Cutover should be a routing change, not a broad rewrite. Use a collection alias, feature flag, search-target setting, routing table, or index-generation registry.

For example, a vector database that supports collection aliases can keep application code pointed at a stable alias while the alias target changes from the old collection to the newly backfilled collection. If the new target misbehaves, the alias can be switched back.

After cutover, monitor closely. Backfill completion is not the same as migration completion.

Cleanup Only After the Rollback Window

Keep the old target available until the new target has proven itself in production. Cleanup may remove old vectors, old indexes, temporary buckets, checkpoint files, staging collections, or old routing entries.

Do cleanup only after:

Search quality is acceptable.
RAG answers remain grounded.
Latency and error rates are stable.
Writes are confirmed on the new target.
Rollback is no longer needed.

Early cleanup is how a reversible migration becomes irreversible.

Common Mistakes

The first mistake is running one giant job without checkpoints. Large backfills need resumability.

The second mistake is ignoring writes during the backfill window. If the new index misses updates, it may be stale at cutover.

The third mistake is validating counts but not search quality. A complete index can still retrieve poor results.

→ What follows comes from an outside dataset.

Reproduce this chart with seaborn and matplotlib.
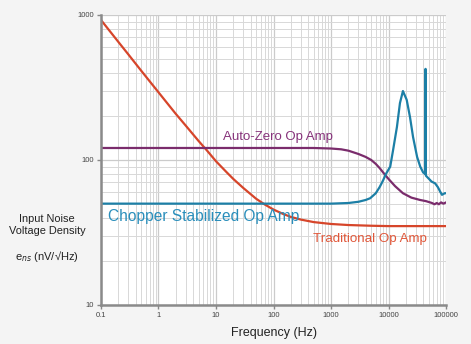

The fourth mistake is letting the backfill overwhelm production systems. Rate limits and concurrency controls are part of the design.

The fifth mistake is deleting the old index immediately after cutover. Keep rollback until monitoring confirms the new target is safe.

Practical Summary

To backfill embeddings without downtime, keep production search on the current target, build or repair embeddings in controlled batches, checkpoint progress, retry failures, sync live writes, validate completeness, evaluate search quality, shadow test, and cut over through a reversible routing mechanism.

A backfill is successful only when users keep searching during the job and the final target is complete, current, relevant, and recoverable.